Jackson’s passion for the project was communicated to the entire team. In every single technical department, no effort has been spared to create Tolkien’s world (and crucially it always feels like Tolkien’s world). Stills of this film could be slotted into editions of the book and not look out of place. From the detail of the costume, design of the sets, to the writing of elvish – not a single prop, set or costume doesn’t look like it belongs. Everything feels grown out of the imagination of the reader. It’s helped hugely by the effort to recruit famed Tolkien illustrators Alan Lee and John Howe: their iconic visualisations of the novel inspired every inch of the design.

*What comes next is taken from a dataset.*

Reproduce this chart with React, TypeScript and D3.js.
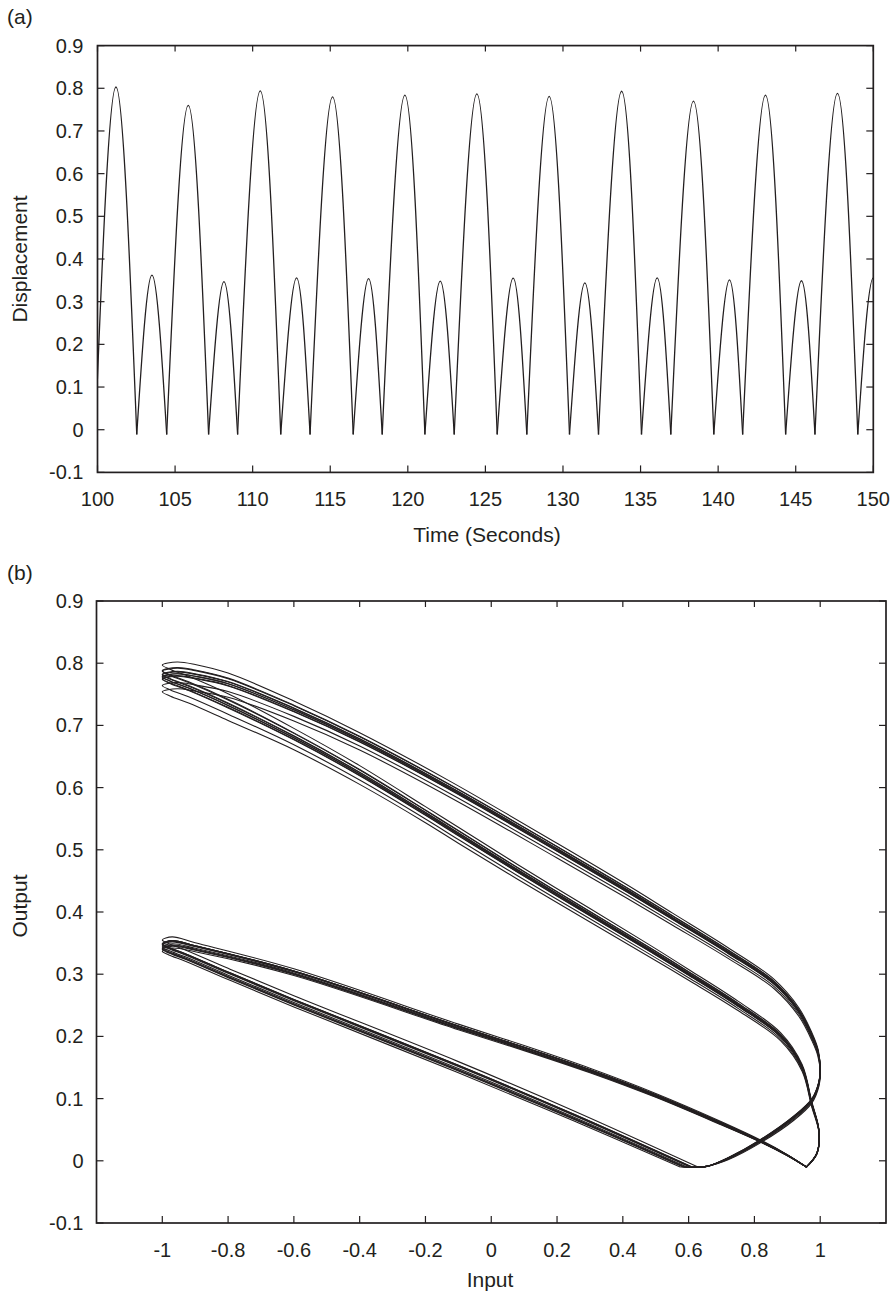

It’s also a film that feels real (even though so much of it was of course made in a computer). The film used practical locations and shooting tricks wherever possible. Obviously, the New Zealand landscape was used to sumptuous effect, but also wherever possible models and miniatures were used. Even the height differences between hobbits and other characters were largely achieved in camera. It’s an approach which not only subconsciously communicates an intimacy, it also helps make the story feel even more grounded: a sense of dramatic events happening to real people.

The film also brilliantly establishes the sinister darkness of the ring. One of the trickiest things in adapting Tolkien is dealing with the fact that your villains are a suspended glowing eye and a gold ring. TFOR expertly establishes the dark malevolence of the Ring, as a sinister, manipulative, wicked presence that corrupts those around it – it’s even given its own darkly seductive voice. Never for a moment does anyone watching this film doubt that it is bad news, its absolute is evil totally accepted. Think about that for a second and that is a stunning achievement.

Then there’s the score. If you ever wanted to prove to someone how important music is to the experience of watching a film, show them this one. Howard Shore’s orchestral compositions not only deepen and enrich every frame they accompany, they are also perfect in capturing the tone of novel. From the piping hobbit music, to the demonic choirs of the Nazguls, to the soaring but mournful themes of Gondor, this film could almost be a musical. Watch it without dialogue and you still follow it perfectly.

Jackson also nailed the cast. Ian McKellen quite simply becomes Gandalf, on the surface a twinkling grandfatherly presence, but below a frighteningly powerful man carrying centuries of wisdom. It’s a brilliantly iconic performance. Elijah Wood brings a wonderful innocence that slowly strips away as Frodo. Ian Holm’s Bilbo is a delightful charmer with flashes of corruption. Viggo Mortensen is all charisma and conflict as Aragorn. Christopher Lee was born to play Saruman. Liv Tyler was a revelation as Arwen. Sean Bean’s masculine Boromir hides deep-rooted personal doubt, insecurity and fear of failure. The cast is perfect.

And there isn’t a duff scene in the film. It’s opening montage is a masterclass in narrative introduction and awe-inspiring action. The Hobbiton sections have just the right tone of whimsy. The chase through Moria turns descending a staircase into a nail-biter. The final breaking of the fellowship gives us breath-taking battles and heart-rending tragedy, along with an iconic death scene.

No one else could have possibly delivered the novel to the screen better than this. Jackson’s fingerprints are on every inch of the film. It’s a masterclass in adaptation, a beautiful thing to watch and listen to, exquisitely acted and utterly compelling. Both true to the novel and totally engaging for newcomers, it might be the best of the series – and when it was released, felt like the film Tolkien fans had been waiting for their whole lives.